A traumatic injury to your tooth may also result in a horizontal root fracture. The location of the fracture determines the long-term health of your tooth. The closer a fracture is to the root tip, the better the chances of success and long-term health; fractures closer to the gum line are more debilitating for your tooth. Sometimes, stabilization with a splint is required while the tooth heals.
Do traumatic dental injuries differ in children?
Chipped primary (baby) teeth can be esthetically restored. Dislodged primary teeth can, in rare cases, be repositioned. However, primary teeth that have been knocked out typically should not be replanted because it may cause further and permanent damage to the underlying permanent tooth that is growing inside the bone.
Children’s permanent teeth that are not fully developed at the time of the injury need special attention and careful follow up, but not all of them will need root canal treatment. In an immature permanent tooth, blood supply to the tooth and stem cells in the region may enable your dentist or endodontist to stimulate continued root growth.
Endodontists will do all that is possible to save the natural tooth and have the knowledge and skill to treat incompletely formed roots in children so that, in some instances, the roots can continue to develop. Look to these specialists for information and their expertise when your child is the victim of dental trauma.
DWill the tooth need any special care or additional treatment?
Factors that affect the long-term health of your tooth after an injury include: the nature of the injury, the length of time from injury to treatment, how your tooth was cared for after the injury and your body’s response.
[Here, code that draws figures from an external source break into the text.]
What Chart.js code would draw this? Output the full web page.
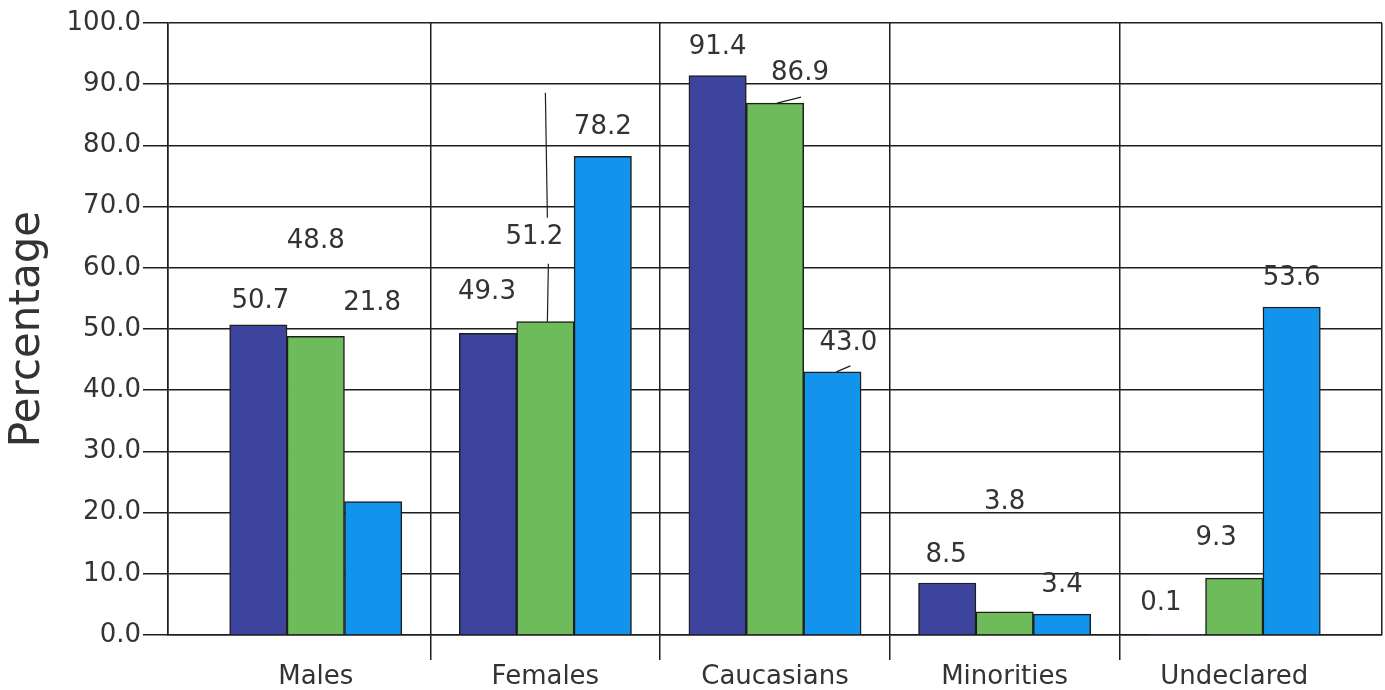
<!DOCTYPE html>
<html>
<head>
<meta charset="utf-8">
<script src="https://cdn.jsdelivr.net/npm/chart.js@4.4.1/dist/chart.umd.min.js"></script>
<style>
  html, body { margin: 0; padding: 0; background: #fff; }
  #wrap { width: 1385px; height: 690px; }
</style>
</head>
<body>
<div id="wrap"><canvas id="myChart" width="1385" height="690"></canvas></div>
<script>
"use strict";

const categories = ["Males", "Females", "Caucasians", "Minorities", "Undeclared"];
const series1 = [50.7, 49.3, 91.4, 8.5, 0.1];
const series2 = [48.8, 51.2, 86.9, 3.8, 9.3];
const series3 = [21.8, 78.2, 43.0, 3.4, 53.6];
const yTicks = [0, 10, 20, 30, 40, 50, 60, 70, 80, 90, 100];

// where each value label sits, px from the top centre of its bar
const labelOffsets = [
  [[2, -23], [-1, -41], [0, -28], [-1, -28], [-16, -31]],
  [[0, -95], [-11, -84], [25, -30], [0, -109], [-18, -40]],
  [[-1, -198], [0, -29], [16, -29], [0, -29], [0, -29]],
];
// leader lines [dataset, index, [x1, y1, x2, y2]...] relative to bar top
const leaders = [
  [1, 1, [[2, 0, 3, -58], [2, -104, 0, -229]]],
  [1, 2, [[2, 0, 26, -6]]],
  [2, 2, [[4, 0, 18, -6]]],
];

const textColor = "#333333";
const lineColor = "#1e1e1e";
const font = "DejaVu Sans";
const edge = 0.6435;

function toPoints(values) {
  return values.map((v, i) => ({ x: i, y: v }));
}

const valueLabels = {
  id: "valueLabels",
  afterDatasetsDraw(chart) {
    const ctx = chart.ctx;
    ctx.save();
    ctx.strokeStyle = lineColor;
    ctx.lineWidth = 1.2;
    leaders.forEach(([d, i, segs]) => {
      const bar = chart.getDatasetMeta(d).data[i];
      segs.forEach((s) => {
        ctx.beginPath();
        ctx.moveTo(bar.x + s[0], bar.y + s[1]);
        ctx.lineTo(bar.x + s[2], bar.y + s[3]);
        ctx.stroke();
      });
    });
    ctx.fillStyle = textColor;
    ctx.font = "26px '" + font + "'";
    ctx.textAlign = "center";
    ctx.textBaseline = "middle";
    chart.data.datasets.forEach((ds, d) => {
      chart.getDatasetMeta(d).data.forEach((bar, i) => {
        const off = labelOffsets[d][i];
        ctx.fillText(ds.data[i].y.toFixed(1), bar.x + off[0], bar.y + off[1]);
      });
    });
    ctx.restore();
  },
};

const config = {
  type: "bar",
  data: {
    datasets: [
      {
        label: "Series 1",
        data: toPoints(series1),
        backgroundColor: "rgb(61, 68, 158)",
        borderColor: lineColor,
        borderWidth: 1.5,
      },
      {
        label: "Series 2",
        data: toPoints(series2),
        backgroundColor: "rgb(110, 187, 92)",
        borderColor: lineColor,
        borderWidth: 1.5,
      },
      {
        label: "Series 3",
        data: toPoints(series3),
        backgroundColor: "rgb(18, 148, 236)",
        borderColor: lineColor,
        borderWidth: 1.5,
      },
    ],
  },
  options: {
    responsive: false,
    animation: false,
    layout: { padding: { top: 23, right: 3, left: 0, bottom: 0 } },
    barThickness: 57.4,
    plugins: {
      legend: { display: false },
      tooltip: { enabled: false },
    },
    scales: {
      x: {
        type: "linear",
        offset: false,
        min: -edge,
        max: categories.length - 1 + edge,
        afterBuildTicks: (scale) => {
          const t = [{ value: -edge }];
          for (let i = 0; i < categories.length; i++) {
            t.push({ value: i });
            if (i < categories.length - 1) t.push({ value: i + 0.5 });
          }
          t.push({ value: categories.length - 1 + edge });
          scale.ticks = t;
        },
        afterFit: (scale) => {
          scale.height = 55;
        },
        ticks: {
          autoSkip: false,
          maxRotation: 0,
          padding: 2,
          color: textColor,
          font: { family: font, size: 26 },
          callback: (v) => (Number.isInteger(v) ? categories[v] : ""),
        },
        grid: {
          offset: false,
          lineWidth: 1.5,
          tickLength: 25,
          color: (c) => (c.tick && Number.isInteger(c.tick.value) ? "rgba(0,0,0,0)" : lineColor),
          tickColor: (c) =>
            c.tick && !Number.isInteger(c.tick.value) && Math.abs(c.tick.value * 2 - Math.round(c.tick.value * 2)) < 1e-6
              ? lineColor
              : "rgba(0,0,0,0)",
        },
        border: { color: lineColor, width: 1.5 },
      },
      y: {
        min: 0,
        max: 100,
        afterBuildTicks: (scale) => {
          scale.ticks = yTicks.map((v) => ({ value: v }));
        },
        afterFit: (scale) => {
          scale.width = 168;
        },
        ticks: {
          padding: 2,
          color: textColor,
          font: { family: font, size: 26 },
          callback: (v) => Number(v).toFixed(1),
        },
        grid: {
          lineWidth: 1.5,
          tickLength: 25,
          color: lineColor,
          tickColor: lineColor,
        },
        border: { color: lineColor, width: 1.5 },
        title: {
          display: true,
          text: "Percentage",
          color: textColor,
          font: { family: font, size: 42, lineHeight: 1 },
          padding: { top: 7, bottom: 0 },
        },
      },
    },
  },
  plugins: [valueLabels],
};

let chart = new Chart(document.getElementById("myChart"), config);
</script>
</body>
</html>
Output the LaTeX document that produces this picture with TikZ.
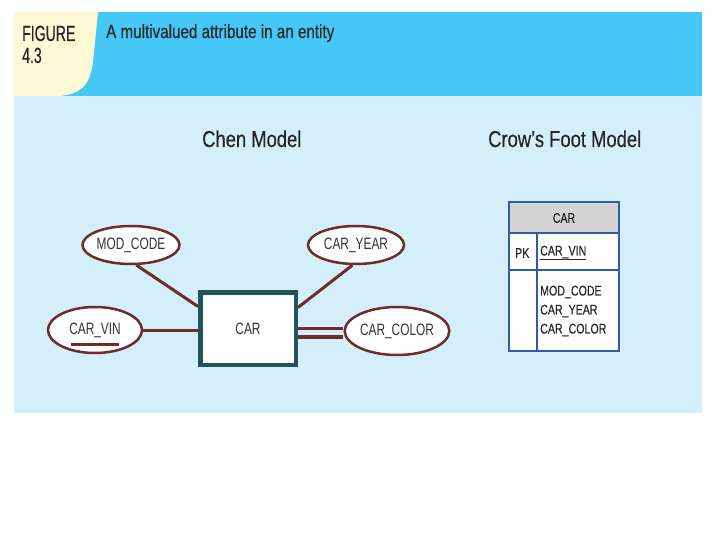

Getting treatment as soon as possible is very important with dislodged or knocked-out teeth in particular, in order to prevent root resorption.
Resorption occurs when your body, through its own defense mechanisms, begins to reject your own tooth in response to the traumatic injury. Following an injury, you should return to your dentist or endodontist to have the tooth examined and/or treated on a regular basis for up to five years to ensure that root resorption is not occurring and that surrounding tissues continue to heal. Unfortunately, some types of resorption are untreatable.